What does an election audit in Arizona and a pipeline operator have to do with the security of your website? It turns out a lot.
Cyber Ninjas
Recently an audit of the US presidential election votes in Maricopa county in the state of Arizona started. The audit has noted for being poorly run, violating rules to ensure integrity of the process, and involving strange things, like trying to check for the presence of bamboo in ballots.
That doesn’t sound like it should relate to the security of your website and it shouldn’t, but it does. The reason for that is that the company in charge of the audit, Cyber Ninjas, is a cybersecurity company. They have no experience in doing an election audit, which is good reason for them not to be doing an election audit, but also is probably a good reason they shouldn’t be doing security either.
What seems like it should be a basic element of being a professional would be to stick to what you have expertise in. An architect wouldn’t agree to take on demolishing a building just because they know how to build them. When it comes to the security industry, we frequently see people involved in things they clearly shouldn’t be. In fact, very few people in the industry seem like they should be anywhere near it. Looking at Cyber Ninjas website, they are claiming to offer a very wide range of services, which might be a sign they are offering services without the needed expertise to properly handle them.

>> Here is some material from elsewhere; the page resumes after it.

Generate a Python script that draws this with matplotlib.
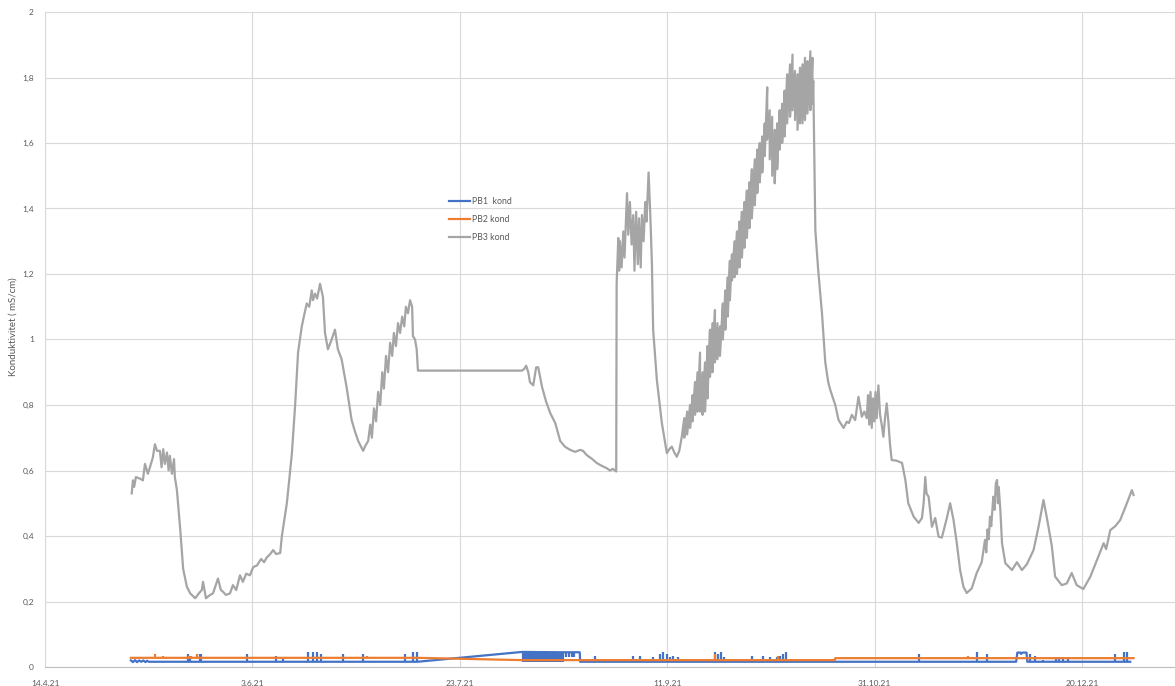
import numpy as np
import pandas as pd
import matplotlib
matplotlib.use("Agg")
import matplotlib.pyplot as plt
import matplotlib.dates as mdates
from matplotlib.ticker import FixedLocator, FuncFormatter, MultipleLocator

plt.rcParams["font.family"] = ["Lato", "DejaVu Sans"]

START = pd.Timestamp("2021-04-14")

# ---- PB3 conductivity (mS/cm), (days since 14.4.21, value) ----
pb3_part1 = [
    (20.9, 0.53), (21.2, 0.57), (21.5, 0.55), (21.9, 0.58), (22.9, 0.575), (23.6, 0.57),
    (24.1, 0.62), (24.8, 0.59), (25.3, 0.61), (26.0, 0.64), (26.5, 0.68), (27.0, 0.66),
    (27.7, 0.66), (28.1, 0.61), (28.5, 0.665), (28.9, 0.62), (29.4, 0.655), (29.8, 0.60),
    (30.1, 0.645), (30.6, 0.59), (31.1, 0.635), (31.3, 0.58), (31.8, 0.54), (32.6, 0.42),
    (33.3, 0.30), (34.2, 0.245), (35.0, 0.225), (36.2, 0.21), (37.1, 0.225), (37.8, 0.235),
    (38.1, 0.26), (38.8, 0.21), (39.8, 0.22), (40.5, 0.225), (41.7, 0.27), (42.4, 0.235),
    (42.9, 0.23), (43.6, 0.22), (44.6, 0.225), (45.3, 0.25), (46.1, 0.235), (47.0, 0.28),
    (47.7, 0.26), (48.5, 0.285), (49.4, 0.28), (50.2, 0.305), (51.1, 0.31), (52.1, 0.33),
    (52.8, 0.32), (53.5, 0.335), (54.3, 0.345), (55.0, 0.357), (55.7, 0.345), (56.7, 0.348),
    (57.1, 0.40), (58.3, 0.50), (59.5, 0.65), (60.3, 0.80), (61.0, 0.96), (61.9, 1.04),
    (62.4, 1.07), (63.1, 1.11), (63.7, 1.10), (64.3, 1.15), (64.6, 1.12), (65.1, 1.14),
    (65.6, 1.125), (66.3, 1.17), (67.0, 1.13), (67.5, 1.02), (68.2, 0.97), (69.1, 1.00),
    (69.9, 1.03), (70.6, 0.97), (71.5, 0.94), (72.7, 0.855), (73.9, 0.755), (74.7, 0.72),
    (75.5, 0.69), (76.7, 0.66), (77.2, 0.675), (77.9, 0.69), (78.4, 0.74), (78.8, 0.70),
    (79.3, 0.79), (79.8, 0.75), (80.3, 0.84), (80.8, 0.80), (81.3, 0.90), (81.7, 0.85),
    (82.2, 0.95), (82.7, 0.90), (83.2, 0.99), (83.7, 0.95), (84.1, 1.02), (84.6, 0.98),
    (85.1, 1.05), (85.6, 1.02), (86.1, 1.07), (86.6, 1.04), (87.0, 1.10), (87.5, 1.08),
    (88.0, 1.12), (88.5, 1.10), (88.7, 1.01), (89.2, 1.00), (89.6, 0.97), (89.9, 0.905),
    (115.0, 0.905), (115.5, 0.91), (116.0, 0.92), (116.5, 0.90), (116.9, 0.87), (117.7, 0.86),
    (118.4, 0.915), (118.9, 0.915), (119.8, 0.856), (120.8, 0.81), (121.8, 0.775), (123.0, 0.745),
    (124.2, 0.69), (125.4, 0.672), (126.6, 0.663), (127.8, 0.657), (129.0, 0.663), (129.7, 0.66),
    (130.6, 0.647), (131.9, 0.635), (133.0, 0.623), (134.1, 0.615), (135.4, 0.607), (136.2, 0.60),
    (136.9, 0.605), (137.7, 0.597), (137.8, 1.17), (138.2, 1.31), (138.4, 1.21), (138.6, 1.30),
    (139.0, 1.22), (139.4, 1.33), (139.7, 1.25), (140.3, 1.447), (140.6, 1.32), (141.0, 1.42),
    (141.4, 1.29), (141.8, 1.38), (142.1, 1.21), (142.5, 1.39), (142.9, 1.23), (143.2, 1.37),
    (143.6, 1.22), (143.9, 1.38), (144.3, 1.30), (144.7, 1.42), (145.0, 1.36), (145.5, 1.51),
    (145.9, 1.386), (146.3, 1.233), (146.6, 1.03), (147.5, 0.876), (148.7, 0.745), (149.9, 0.653),
    (150.5, 0.665), (151.1, 0.673), (151.7, 0.655), (152.3, 0.642), (152.9, 0.66), (153.5, 0.703),
]

# rising period with strong daily swings: day, daily high, daily low
pb3_swing_days = [
    154.1, 154.8, 155.5, 156.1, 156.7, 157.3, 157.9, 158.5, 159.1, 159.7,
    160.3, 160.9, 161.5, 162.1, 162.7, 163.4, 164.0, 164.6, 165.1, 165.6,
    166.2, 166.8, 167.4, 168.0, 168.6, 169.2, 169.8, 170.4, 171.1, 171.7,
    172.3, 172.9, 173.5, 174.1, 174.7, 175.3, 175.9, 176.5, 177.1, 177.7,
    178.3, 178.9, 179.6, 180.2, 180.8, 181.4, 182.0, 182.6, 183.2, 183.8,
    184.5, 185.0,
]
pb3_swing_high = [
    0.76, 0.78, 0.80, 0.83, 0.87, 0.90, 0.96, 0.90, 0.93, 0.98,
    1.03, 1.05, 1.09, 1.05, 1.04, 1.11, 1.15, 1.19, 1.24, 1.26,
    1.30, 1.33, 1.36, 1.39, 1.42, 1.455, 1.48, 1.52, 1.55, 1.58,
    1.60, 1.62, 1.66, 1.77, 1.70, 1.68, 1.64, 1.66, 1.70, 1.72,
    1.76, 1.81, 1.84, 1.87, 1.82, 1.81, 1.83, 1.84, 1.86, 1.85,
    1.88, 1.86,
]
pb3_swing_low = [
    0.70, 0.71, 0.73, 0.75, 0.77, 0.78, 0.78, 0.77, 0.78, 0.82,
    0.886, 0.90, 0.93, 0.94, 0.95, 1.00, 1.03, 1.07, 1.12, 1.18,
    1.19, 1.20, 1.22, 1.25, 1.28, 1.31, 1.34, 1.37, 1.41, 1.447,
    1.48, 1.51, 1.56, 1.61, 1.55, 1.50, 1.477, 1.52, 1.58, 1.60,
    1.62, 1.66, 1.68, 1.70, 1.67, 1.64, 1.66, 1.66, 1.67, 1.69,
    1.70, 1.72,
]

pb3_part2 = [
    (185.2, 1.79), (185.7, 1.334), (186.4, 1.21), (187.3, 1.08), (188.1, 0.93), (188.8, 0.87),
    (189.3, 0.846), (190.5, 0.80), (191.3, 0.754), (192.5, 0.73), (193.3, 0.749), (193.8, 0.745),
    (194.5, 0.77), (195.3, 0.754), (196.1, 0.825), (196.9, 0.764), (197.5, 0.78), (198.1, 0.76),
    (198.4, 0.83), (198.7, 0.74), (199.0, 0.84), (199.3, 0.73), (199.6, 0.82), (199.9, 0.75),
    (200.2, 0.84), (200.5, 0.76), (200.9, 0.86), (201.3, 0.77), (201.7, 0.74), (202.1, 0.703),
    (202.5, 0.76), (202.9, 0.805), (203.3, 0.75), (203.7, 0.68), (204.1, 0.632), (205.3, 0.63),
    (206.6, 0.623), (207.4, 0.571), (208.1, 0.50), (209.4, 0.459), (210.6, 0.44), (211.4, 0.455),
    (211.8, 0.50), (212.2, 0.58), (212.5, 0.53), (213.0, 0.52), (213.8, 0.428), (214.6, 0.455),
    (215.4, 0.398), (216.2, 0.395), (217.4, 0.455), (218.2, 0.50), (219.0, 0.45), (219.8, 0.378),
    (220.6, 0.296), (221.4, 0.245), (222.2, 0.226), (223.4, 0.24), (224.6, 0.287), (225.8, 0.32),
    (226.6, 0.388), (226.9, 0.35), (227.2, 0.42), (227.5, 0.39), (227.8, 0.459), (228.1, 0.43),
    (228.6, 0.52), (228.9, 0.48), (229.2, 0.56), (229.5, 0.571), (229.7, 0.50), (229.9, 0.55),
    (230.3, 0.479), (230.7, 0.378), (231.5, 0.317), (233.1, 0.296), (234.3, 0.32), (235.5, 0.296),
    (236.7, 0.314), (238.3, 0.357), (239.5, 0.428), (240.7, 0.51), (241.3, 0.47), (241.9, 0.428),
    (242.7, 0.37), (243.5, 0.276), (245.1, 0.25), (246.3, 0.255), (247.5, 0.287), (248.7, 0.25),
    (250.3, 0.238), (252.0, 0.276), (253.6, 0.327), (255.2, 0.378), (255.8, 0.36), (256.8, 0.418),
    (258.0, 0.43), (259.2, 0.449), (260.8, 0.50), (262.0, 0.54), (262.4, 0.525),
]

# ---- PB1 conductivity ----
pb1_line = [
    (20.7, 0.02), (21.2, 0.015), (21.7, 0.021), (22.2, 0.015), (22.7, 0.02), (23.2, 0.016),
    (23.7, 0.02), (24.2, 0.015), (24.6, 0.019), (25.0, 0.016), (89.8, 0.016), (115.0, 0.046),
    (125.0, 0.045), (128.9, 0.045), (129.0, 0.016), (234.1, 0.016), (234.4, 0.044),
    (235.1, 0.044), (235.3, 0.04), (235.6, 0.044), (236.6, 0.044), (236.8, 0.016), (261.6, 0.016),
]
pb1_floor = 0.016
pb1_spike_days = [
    34.5, 35.0, 37.4, 37.7, 48.6, 55.7, 57.4, 63.4, 64.6, 65.6,
    66.5, 71.8, 76.6, 86.8, 88.7, 89.7, 132.6, 141.8, 143.5, 146.6,
    148.3, 149.0, 150.0, 150.7, 151.4, 152.6, 161.5, 162.3, 163.0, 163.7,
    170.5, 173.1, 174.1, 174.8, 176.5, 177.2, 177.9, 178.7, 183.7, 210.7,
    224.7, 227.1, 237.5, 238.7, 240.7, 243.7, 244.5, 245.5, 246.5, 258.0,
    260.0, 260.8,
]
pb1_spike_tops = [
    0.04, 0.03, 0.04, 0.04, 0.04, 0.035, 0.025, 0.046, 0.046, 0.046,
    0.04, 0.04, 0.04, 0.04, 0.045, 0.045, 0.035, 0.035, 0.035, 0.03,
    0.04, 0.045, 0.04, 0.03, 0.035, 0.03, 0.045, 0.04, 0.045, 0.03,
    0.035, 0.035, 0.025, 0.03, 0.03, 0.035, 0.04, 0.045, 0.02, 0.04,
    0.045, 0.04, 0.04, 0.035, 0.02, 0.03, 0.03, 0.03, 0.03, 0.04,
    0.045, 0.045,
]
# dense logging period in August
pb1_burst_days = [
    115.2, 115.6, 116.0, 116.4, 116.8, 117.2, 117.6, 118.0, 118.4, 118.8,
    119.2, 119.6, 120.0, 120.4, 120.8, 121.2, 121.6, 122.0, 122.4, 122.8,
    123.2, 123.6, 124.0, 124.4, 124.8, 125.6, 126.3, 127.0, 127.6,
]
pb1_burst_low = [
    0.015, 0.015, 0.015, 0.015, 0.015, 0.015, 0.015, 0.015, 0.015, 0.015,
    0.015, 0.015, 0.015, 0.015, 0.015, 0.015, 0.015, 0.015, 0.015, 0.015,
    0.015, 0.015, 0.015, 0.015, 0.015, 0.03, 0.03, 0.03, 0.03,
]
pb1_burst_top = 0.046

# ---- PB2 conductivity ----
pb2_line = [(20.7, 0.028), (89.7, 0.028), (115.0, 0.021), (190.4, 0.021), (190.5, 0.027), (262.4, 0.027)]
pb2_spike_days = [26.5, 28.5, 34.8, 35.3, 36.6, 77.6, 78.4, 161.5, 176.7, 222.5, 223.7]
pb2_spike_tops = [0.04, 0.033, 0.035, 0.035, 0.04, 0.035, 0.03, 0.04, 0.035, 0.035, 0.032]
pb2_spike_base = [0.028, 0.028, 0.028, 0.028, 0.028, 0.028, 0.028, 0.021, 0.021, 0.027, 0.027]

series_labels = ["PB1  kond", "PB2 kond", "PB3 kond"]
series_colors = ["#4472C4", "#ED7D31", "#A5A5A5"]
y_label = "Konduktivitet ( mS/cm)"
tick_step_days = 50


def to_dates(days):
    return START + pd.to_timedelta(np.asarray(days, dtype=float), unit="D")


def unzip(pairs):
    d, v = zip(*pairs)
    return list(d), list(v)


# assemble PB3 trace
d1, v1 = unzip(pb3_part1)
d2, v2 = unzip(pb3_part2)
sw_d = np.repeat(pb3_swing_days, 2)
sw_v = np.column_stack([pb3_swing_high, pb3_swing_low]).ravel()
pb3_days = np.concatenate([d1, sw_d, d2])
pb3_vals = np.concatenate([v1, sw_v, v2])

fig = plt.figure(figsize=(11.75, 6.86), dpi=100)
ax = fig.add_axes([45 / 1175, 19 / 686, 1130 / 1175, 655 / 686])

lw = 1.6
grid_c = "#D9D9D9"
text_c = "#595959"

# PB1
pd1, pv1 = unzip(pb1_line)
l1, = ax.plot(to_dates(pd1), pv1, color=series_colors[0], lw=lw, label=series_labels[0],
              solid_joinstyle="round", zorder=3)
ax.vlines(to_dates(pb1_spike_days), pb1_floor, pb1_spike_tops, color=series_colors[0], lw=lw, zorder=3)
ax.vlines(to_dates(pb1_burst_days), pb1_burst_low, pb1_burst_top, color=series_colors[0], lw=lw, zorder=3)

# PB2
pd2, pv2 = unzip(pb2_line)
l2, = ax.plot(to_dates(pd2), pv2, color=series_colors[1], lw=lw, label=series_labels[1], zorder=4)
ax.vlines(to_dates(pb2_spike_days), pb2_spike_base, pb2_spike_tops, color=series_colors[1], lw=lw, zorder=4)

# PB3
l3, = ax.plot(to_dates(pb3_days), pb3_vals, color=series_colors[2], lw=lw, label=series_labels[2],
              solid_joinstyle="round", zorder=5)

# axes
x0 = mdates.date2num(START)
ax.set_xlim(x0, x0 + 272.4)
ax.set_ylim(0, 2)
ax.xaxis.set_major_locator(FixedLocator([x0 + k * tick_step_days for k in range(6)]))


def date_fmt(x, pos):
    d = mdates.num2date(x)
    return f"{d.day}.{d.month}.{d.strftime('%y')}"


def num_fmt(y, pos):
    s = f"{y:.1f}".rstrip("0").rstrip(".")
    return s.replace(".", ",")


ax.xaxis.set_major_formatter(FuncFormatter(date_fmt))
ax.yaxis.set_major_locator(MultipleLocator(0.2))
ax.yaxis.set_major_formatter(FuncFormatter(num_fmt))
ax.grid(True, color=grid_c, lw=0.8)
ax.set_axisbelow(True)
for s in ["top", "right"]:
    ax.spines[s].set_visible(False)
ax.spines["left"].set_color(grid_c)
ax.spines["bottom"].set_color("#BFBFBF")
ax.spines["left"].set_linewidth(0.8)
ax.spines["bottom"].set_linewidth(0.8)
ax.tick_params(axis="both", length=0, colors=text_c, labelsize=6)
ax.tick_params(axis="y", pad=8)
ax.tick_params(axis="x", pad=9)

fig.text(13 / 1175, 1 - 327 / 686, y_label, rotation=90, ha="center", va="center",
         fontsize=7, color=text_c)

leg = fig.legend(handles=[l1, l2, l3], loc="upper left",
                 bbox_to_anchor=(449 / 1175, 1 - 196.7 / 686), frameon=False,
                 fontsize=6.3, handlelength=2.4, handletextpad=0.25, labelspacing=1.07,
                 borderpad=0, borderaxespad=0)
for t in leg.get_texts():
    t.set_color(text_c)

fig.savefig("out.png", dpi=100)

The other thing that stands out for us about Cyber Ninjas website is how it looks so obviously untrustworthy. A lot of it is the same stuff you see repeatedly on security companies’ websites, for example, there is the obligatory stock photo of some dressed like they are going to break in to a building at a computer:
We have a hard time understanding how anyone would look at something like that and not avoid that company, but people don’t seem to feel that way. Even the name seems like it would ward people away from the company, but it doesn’t seem to.
Part of that text next to that image reads (the weird characters are in the original):
The headlines are increasingly filled with articles about hackers compromising systems and stealing data. While it often seems like they must be utilizing some dark ninja magic to accomplish their amazing feats; the reality is that most security breaches are conducted utilizing types of security vulnerabilities we’ve known how to prevent for over 10 years.
While that is mostly true, curiously if you head over to the website’s services page, the company doesn’t seem to be focused on actually addressing that. But instead on selling people on services that don’t directly address the issue and indirectly address it an ineffective way. One of the three things they highlight, and the one they provide the most specificity, is ethical hacking:
From what we can tell, ethical hacking is mostly a rip-off. You end up paying a lot of money to inefficiently review things and the issues found are not resolved.
Cyber Ninjas has gotten a fair amount of coverage because of their involvement with the audit, but there has been very little of it from security journalism outlets. What little there has been has been devoid of any discussion of what this says about the legitimacy of the security industry. There is probably a good reason for that, as companies like Cyber Ninjas are frequently the only sources for security journalists stories, despite being companies, that like Cyber Ninjas, seem like a serious journalist should be warning about, not relying on. In line with that, security journalism is quite bad, which brings in the next part of this, a pipeline company, and gets back to a claim Cyber Ninjas made.
Colonial Pipeline
A ransomware situation involving a US pipeline operator, Colonial Pipeline, has received a lot of news coverage. There was a claimed detail that seems rather important from a wider security perspective. Colonial Pipeline wasn’t keeping their software up to date:
Interesting forensic finding on Colonial Pipeline: They were STILL using a vulnerable version of Microsoft Exchange (the same systems exploited by Chinese hackers that was revealed in March), among other notable lapses. Per Coalition. pic.twitter.com/TvsEN8S3Ew
— Nicole Perlroth (@nicoleperlroth) May 11, 2021
It is important to note that the claim about one piece of software being the “most likely culprit” is just speculation. What is important about that is that keeping software up to date is one of the most important security steps and one that often isn’t done.
While usage of outdated software that is known to be insecure is often the source of hacks we deal with and the source of high-profile hackings, both security companies and security journalists seem rather uninterested in that be better dealt with. For security companies, that could be explained by it being bad for business. Right now they can charge a lot of money for security services that require little work and don’t actually have to work (you might have noticed despite all the money being spent on security, security doesn’t seem to get better). The reason that security journalist do this is harder to explain.
Improving Your Website’s Security
Improving the security of websites, and security in general, is more difficult than it should as long as the security industry and security journalists are taking actions counter to actually improving security. But to improve security, your focus should be addressing real threats with proven solutions. Keeping software up to date is a proven solution since it will avoid systems getting hacked because of vulnerabilities that have been fixed. By comparison, while security services frequently make extraordinary claims about the results they deliver, those are almost never backed up with evidence of their effectiveness. Based on plenty of experiencing looking at them in different ways, that is in part because they don’t deliver the results claimed, in many cases, if you just look at how they are advertised that becomes clear.
So when looking to improve security, you should ask what is the evidence that something will improve security versus looking at unsupported claims of amazing results.
Also, if claims sound extraordinary, they probably are not true.